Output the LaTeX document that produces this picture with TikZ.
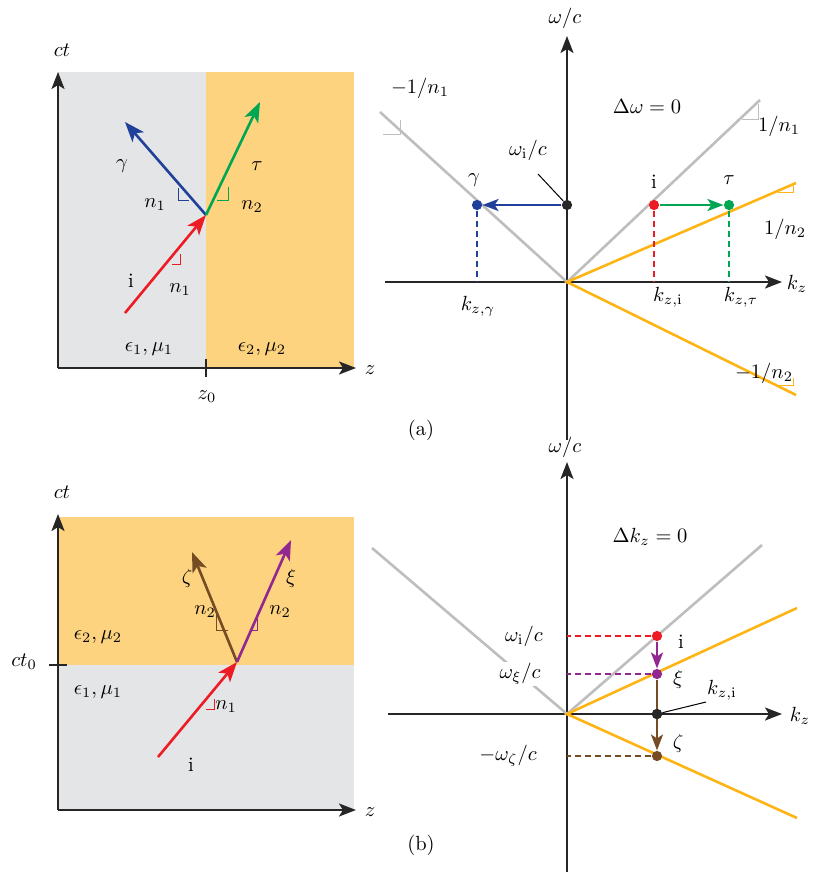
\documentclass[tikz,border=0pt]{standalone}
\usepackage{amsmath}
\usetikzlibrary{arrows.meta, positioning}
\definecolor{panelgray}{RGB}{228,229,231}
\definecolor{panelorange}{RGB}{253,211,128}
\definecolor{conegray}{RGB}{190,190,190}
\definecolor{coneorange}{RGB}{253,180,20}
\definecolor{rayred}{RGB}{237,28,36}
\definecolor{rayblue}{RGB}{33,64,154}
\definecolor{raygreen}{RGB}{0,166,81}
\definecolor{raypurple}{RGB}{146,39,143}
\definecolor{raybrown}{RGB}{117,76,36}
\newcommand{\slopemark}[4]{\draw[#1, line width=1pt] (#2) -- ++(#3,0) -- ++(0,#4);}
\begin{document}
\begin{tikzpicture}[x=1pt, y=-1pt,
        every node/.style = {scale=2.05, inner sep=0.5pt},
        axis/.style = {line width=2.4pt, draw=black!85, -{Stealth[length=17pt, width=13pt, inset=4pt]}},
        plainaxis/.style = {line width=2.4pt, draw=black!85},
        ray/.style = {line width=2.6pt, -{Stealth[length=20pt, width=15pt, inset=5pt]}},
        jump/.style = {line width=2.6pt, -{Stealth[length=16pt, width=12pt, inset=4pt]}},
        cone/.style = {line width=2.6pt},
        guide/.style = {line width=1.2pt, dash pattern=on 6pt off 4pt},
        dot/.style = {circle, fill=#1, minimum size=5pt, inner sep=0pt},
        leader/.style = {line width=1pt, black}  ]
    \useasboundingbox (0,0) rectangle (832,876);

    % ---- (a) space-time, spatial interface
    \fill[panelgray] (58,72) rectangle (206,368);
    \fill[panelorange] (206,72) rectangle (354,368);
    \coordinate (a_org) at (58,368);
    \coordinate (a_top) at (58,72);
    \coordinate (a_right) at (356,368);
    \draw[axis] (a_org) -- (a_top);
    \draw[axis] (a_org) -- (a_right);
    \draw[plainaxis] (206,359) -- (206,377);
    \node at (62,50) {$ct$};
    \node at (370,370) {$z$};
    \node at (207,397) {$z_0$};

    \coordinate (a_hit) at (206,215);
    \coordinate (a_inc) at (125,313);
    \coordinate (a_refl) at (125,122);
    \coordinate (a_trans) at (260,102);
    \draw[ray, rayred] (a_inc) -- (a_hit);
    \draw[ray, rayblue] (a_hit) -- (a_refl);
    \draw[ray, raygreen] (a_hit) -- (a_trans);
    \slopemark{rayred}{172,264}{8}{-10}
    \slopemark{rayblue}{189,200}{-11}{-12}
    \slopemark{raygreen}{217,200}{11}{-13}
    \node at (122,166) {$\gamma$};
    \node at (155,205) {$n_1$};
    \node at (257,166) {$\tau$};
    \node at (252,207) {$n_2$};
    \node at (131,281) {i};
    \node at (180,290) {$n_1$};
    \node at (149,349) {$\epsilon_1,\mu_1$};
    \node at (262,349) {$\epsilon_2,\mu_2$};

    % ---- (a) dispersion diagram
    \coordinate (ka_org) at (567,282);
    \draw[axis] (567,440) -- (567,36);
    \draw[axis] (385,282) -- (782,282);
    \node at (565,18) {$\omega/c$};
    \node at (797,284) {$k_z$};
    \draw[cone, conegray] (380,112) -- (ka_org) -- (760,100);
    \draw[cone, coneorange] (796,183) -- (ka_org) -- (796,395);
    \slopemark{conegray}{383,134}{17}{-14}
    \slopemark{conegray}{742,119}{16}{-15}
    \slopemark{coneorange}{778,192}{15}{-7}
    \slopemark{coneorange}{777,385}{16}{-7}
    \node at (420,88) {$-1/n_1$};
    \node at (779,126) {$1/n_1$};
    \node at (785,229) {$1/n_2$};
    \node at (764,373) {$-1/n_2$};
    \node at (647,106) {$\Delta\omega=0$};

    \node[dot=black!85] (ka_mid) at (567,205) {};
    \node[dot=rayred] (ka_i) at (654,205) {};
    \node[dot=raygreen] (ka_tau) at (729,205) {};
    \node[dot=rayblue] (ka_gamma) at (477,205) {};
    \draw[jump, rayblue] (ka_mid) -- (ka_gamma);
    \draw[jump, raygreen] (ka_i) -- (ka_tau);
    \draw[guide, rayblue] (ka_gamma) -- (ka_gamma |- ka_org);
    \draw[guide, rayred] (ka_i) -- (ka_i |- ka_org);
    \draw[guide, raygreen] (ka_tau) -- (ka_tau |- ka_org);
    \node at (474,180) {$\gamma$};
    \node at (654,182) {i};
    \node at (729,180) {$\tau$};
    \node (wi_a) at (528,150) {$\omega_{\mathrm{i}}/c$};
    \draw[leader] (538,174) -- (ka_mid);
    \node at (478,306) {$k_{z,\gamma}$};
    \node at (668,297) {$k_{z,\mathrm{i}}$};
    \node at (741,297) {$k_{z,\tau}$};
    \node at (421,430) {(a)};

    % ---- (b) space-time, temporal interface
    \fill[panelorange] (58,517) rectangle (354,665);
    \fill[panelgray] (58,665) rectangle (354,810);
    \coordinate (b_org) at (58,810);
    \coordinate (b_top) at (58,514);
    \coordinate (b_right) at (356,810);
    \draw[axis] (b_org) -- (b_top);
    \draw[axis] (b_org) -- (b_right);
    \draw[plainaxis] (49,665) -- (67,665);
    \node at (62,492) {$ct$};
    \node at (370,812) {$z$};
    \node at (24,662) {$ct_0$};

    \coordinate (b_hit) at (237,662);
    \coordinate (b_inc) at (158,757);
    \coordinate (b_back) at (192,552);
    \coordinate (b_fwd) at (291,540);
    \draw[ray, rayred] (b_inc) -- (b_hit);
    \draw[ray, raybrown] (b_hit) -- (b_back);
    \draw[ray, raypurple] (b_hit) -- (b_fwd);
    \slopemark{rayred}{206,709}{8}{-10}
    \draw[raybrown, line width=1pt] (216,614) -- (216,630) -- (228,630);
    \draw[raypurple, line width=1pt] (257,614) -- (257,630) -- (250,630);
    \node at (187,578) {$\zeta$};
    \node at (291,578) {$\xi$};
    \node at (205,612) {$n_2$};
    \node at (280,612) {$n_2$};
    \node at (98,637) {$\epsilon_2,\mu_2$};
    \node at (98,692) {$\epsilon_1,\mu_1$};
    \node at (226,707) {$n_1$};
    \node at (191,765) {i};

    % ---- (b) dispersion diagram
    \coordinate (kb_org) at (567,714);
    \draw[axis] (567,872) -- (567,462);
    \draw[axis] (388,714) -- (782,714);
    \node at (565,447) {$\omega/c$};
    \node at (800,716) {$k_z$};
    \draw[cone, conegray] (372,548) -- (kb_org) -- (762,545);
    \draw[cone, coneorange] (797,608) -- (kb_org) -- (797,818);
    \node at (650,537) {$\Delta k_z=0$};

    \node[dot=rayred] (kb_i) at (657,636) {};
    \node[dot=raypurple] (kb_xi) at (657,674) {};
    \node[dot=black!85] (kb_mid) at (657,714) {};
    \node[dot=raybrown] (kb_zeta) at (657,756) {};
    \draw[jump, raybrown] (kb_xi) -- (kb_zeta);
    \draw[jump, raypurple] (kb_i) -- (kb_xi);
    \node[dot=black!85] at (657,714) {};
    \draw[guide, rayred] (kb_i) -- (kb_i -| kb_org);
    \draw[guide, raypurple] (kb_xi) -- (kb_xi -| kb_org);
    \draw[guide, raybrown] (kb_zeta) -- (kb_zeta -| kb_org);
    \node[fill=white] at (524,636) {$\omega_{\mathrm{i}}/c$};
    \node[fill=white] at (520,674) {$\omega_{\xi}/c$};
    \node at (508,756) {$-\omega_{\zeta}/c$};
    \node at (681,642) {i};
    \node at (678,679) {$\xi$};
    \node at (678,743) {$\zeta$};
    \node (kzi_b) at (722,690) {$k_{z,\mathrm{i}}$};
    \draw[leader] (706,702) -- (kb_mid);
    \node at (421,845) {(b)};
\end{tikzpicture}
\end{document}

### TASK DETAILS
Return nothing but the lines running from the start of the data to the line with "(0,0) rectangle (832,876);", please, both ends included and no pictures.

### TASK RESPONSE
Output the LaTeX document that produces this picture with TikZ.
\documentclass[tikz,border=0pt]{standalone}
\usepackage{amsmath}
\usetikzlibrary{arrows.meta, positioning}
\definecolor{panelgray}{RGB}{228,229,231}
\definecolor{panelorange}{RGB}{253,211,128}
\definecolor{conegray}{RGB}{190,190,190}
\definecolor{coneorange}{RGB}{253,180,20}
\definecolor{rayred}{RGB}{237,28,36}
\definecolor{rayblue}{RGB}{33,64,154}
\definecolor{raygreen}{RGB}{0,166,81}
\definecolor{raypurple}{RGB}{146,39,143}
\definecolor{raybrown}{RGB}{117,76,36}
\newcommand{\slopemark}[4]{\draw[#1, line width=1pt] (#2) -- ++(#3,0) -- ++(0,#4);}
\begin{document}
\begin{tikzpicture}[x=1pt, y=-1pt,
        every node/.style = {scale=2.05, inner sep=0.5pt},
        axis/.style = {line width=2.4pt, draw=black!85, -{Stealth[length=17pt, width=13pt, inset=4pt]}},
        plainaxis/.style = {line width=2.4pt, draw=black!85},
        ray/.style = {line width=2.6pt, -{Stealth[length=20pt, width=15pt, inset=5pt]}},
        jump/.style = {line width=2.6pt, -{Stealth[length=16pt, width=12pt, inset=4pt]}},
        cone/.style = {line width=2.6pt},
        guide/.style = {line width=1.2pt, dash pattern=on 6pt off 4pt},
        dot/.style = {circle, fill=#1, minimum size=5pt, inner sep=0pt},
        leader/.style = {line width=1pt, black}  ]
    \useasboundingbox (0,0) rectangle (832,876);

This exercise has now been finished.